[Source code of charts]
|---|
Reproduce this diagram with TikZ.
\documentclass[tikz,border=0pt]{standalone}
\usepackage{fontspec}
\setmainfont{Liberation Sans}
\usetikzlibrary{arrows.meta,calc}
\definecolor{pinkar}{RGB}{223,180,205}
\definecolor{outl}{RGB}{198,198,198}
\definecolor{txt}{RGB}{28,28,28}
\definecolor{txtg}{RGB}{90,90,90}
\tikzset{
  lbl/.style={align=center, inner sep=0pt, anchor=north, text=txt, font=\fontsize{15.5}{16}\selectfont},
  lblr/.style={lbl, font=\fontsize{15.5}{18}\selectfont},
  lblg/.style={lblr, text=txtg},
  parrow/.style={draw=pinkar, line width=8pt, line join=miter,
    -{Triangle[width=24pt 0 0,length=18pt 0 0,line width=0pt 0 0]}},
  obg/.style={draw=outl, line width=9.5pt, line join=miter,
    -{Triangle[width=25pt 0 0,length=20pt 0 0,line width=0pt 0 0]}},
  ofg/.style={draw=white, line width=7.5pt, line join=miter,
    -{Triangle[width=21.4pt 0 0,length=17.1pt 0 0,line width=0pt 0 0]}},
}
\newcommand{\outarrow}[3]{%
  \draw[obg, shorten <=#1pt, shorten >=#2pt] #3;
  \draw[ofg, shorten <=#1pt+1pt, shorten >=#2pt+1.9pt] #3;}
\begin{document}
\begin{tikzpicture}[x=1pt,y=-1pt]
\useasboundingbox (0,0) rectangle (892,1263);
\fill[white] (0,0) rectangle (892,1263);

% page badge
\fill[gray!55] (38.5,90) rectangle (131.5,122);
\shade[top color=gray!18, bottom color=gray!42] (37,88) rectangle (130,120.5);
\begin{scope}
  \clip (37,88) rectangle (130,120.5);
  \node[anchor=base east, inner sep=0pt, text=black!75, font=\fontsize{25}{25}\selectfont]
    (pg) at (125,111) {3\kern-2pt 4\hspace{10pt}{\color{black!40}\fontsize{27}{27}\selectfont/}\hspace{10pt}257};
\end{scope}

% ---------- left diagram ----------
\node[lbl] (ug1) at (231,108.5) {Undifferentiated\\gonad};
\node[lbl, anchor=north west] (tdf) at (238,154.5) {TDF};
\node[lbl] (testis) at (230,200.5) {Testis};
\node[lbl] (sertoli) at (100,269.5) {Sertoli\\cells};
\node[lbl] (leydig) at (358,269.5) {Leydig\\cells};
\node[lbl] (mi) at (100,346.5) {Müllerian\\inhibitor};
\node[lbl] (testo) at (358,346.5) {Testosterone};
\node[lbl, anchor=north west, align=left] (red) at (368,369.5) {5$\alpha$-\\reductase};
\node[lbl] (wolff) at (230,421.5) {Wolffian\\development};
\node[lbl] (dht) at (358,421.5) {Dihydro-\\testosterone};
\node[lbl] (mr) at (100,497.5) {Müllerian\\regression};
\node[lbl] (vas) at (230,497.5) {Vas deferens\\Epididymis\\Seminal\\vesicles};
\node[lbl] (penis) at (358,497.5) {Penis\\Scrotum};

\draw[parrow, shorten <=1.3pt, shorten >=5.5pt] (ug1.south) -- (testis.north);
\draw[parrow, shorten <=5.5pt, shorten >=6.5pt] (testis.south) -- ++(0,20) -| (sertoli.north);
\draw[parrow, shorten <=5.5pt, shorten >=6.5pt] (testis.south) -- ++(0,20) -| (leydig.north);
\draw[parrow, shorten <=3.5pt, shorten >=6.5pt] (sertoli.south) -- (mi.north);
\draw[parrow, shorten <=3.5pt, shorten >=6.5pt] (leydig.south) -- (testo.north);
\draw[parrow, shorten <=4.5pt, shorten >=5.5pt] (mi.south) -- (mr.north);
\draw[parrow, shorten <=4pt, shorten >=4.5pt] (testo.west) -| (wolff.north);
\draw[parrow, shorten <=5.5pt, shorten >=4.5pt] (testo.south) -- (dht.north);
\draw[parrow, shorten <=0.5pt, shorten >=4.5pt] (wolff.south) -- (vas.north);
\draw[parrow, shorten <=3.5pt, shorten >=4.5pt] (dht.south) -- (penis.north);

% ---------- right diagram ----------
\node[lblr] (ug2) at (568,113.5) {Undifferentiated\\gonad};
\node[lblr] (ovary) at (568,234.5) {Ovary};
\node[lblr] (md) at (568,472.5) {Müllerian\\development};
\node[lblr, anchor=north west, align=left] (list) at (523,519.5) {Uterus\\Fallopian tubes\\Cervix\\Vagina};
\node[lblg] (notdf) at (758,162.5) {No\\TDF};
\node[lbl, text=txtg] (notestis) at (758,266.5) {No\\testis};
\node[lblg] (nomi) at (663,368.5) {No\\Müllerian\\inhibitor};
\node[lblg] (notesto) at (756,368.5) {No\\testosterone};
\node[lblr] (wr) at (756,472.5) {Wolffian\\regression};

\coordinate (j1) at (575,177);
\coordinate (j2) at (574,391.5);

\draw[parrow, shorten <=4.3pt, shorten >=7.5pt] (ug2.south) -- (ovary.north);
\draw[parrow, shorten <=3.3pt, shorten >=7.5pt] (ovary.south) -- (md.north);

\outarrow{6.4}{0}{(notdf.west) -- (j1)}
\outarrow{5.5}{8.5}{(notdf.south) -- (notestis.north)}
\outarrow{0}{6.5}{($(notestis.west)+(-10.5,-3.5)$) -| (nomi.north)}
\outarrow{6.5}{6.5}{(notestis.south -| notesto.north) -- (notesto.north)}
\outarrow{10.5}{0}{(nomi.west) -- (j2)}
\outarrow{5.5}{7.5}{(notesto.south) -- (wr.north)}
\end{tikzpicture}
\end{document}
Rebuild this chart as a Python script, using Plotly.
|---|
Scan the records above for the string "this", then select every line that holds it.

Reproduce this diagram with TikZ.
Rebuild this chart as a Python script, using Plotly.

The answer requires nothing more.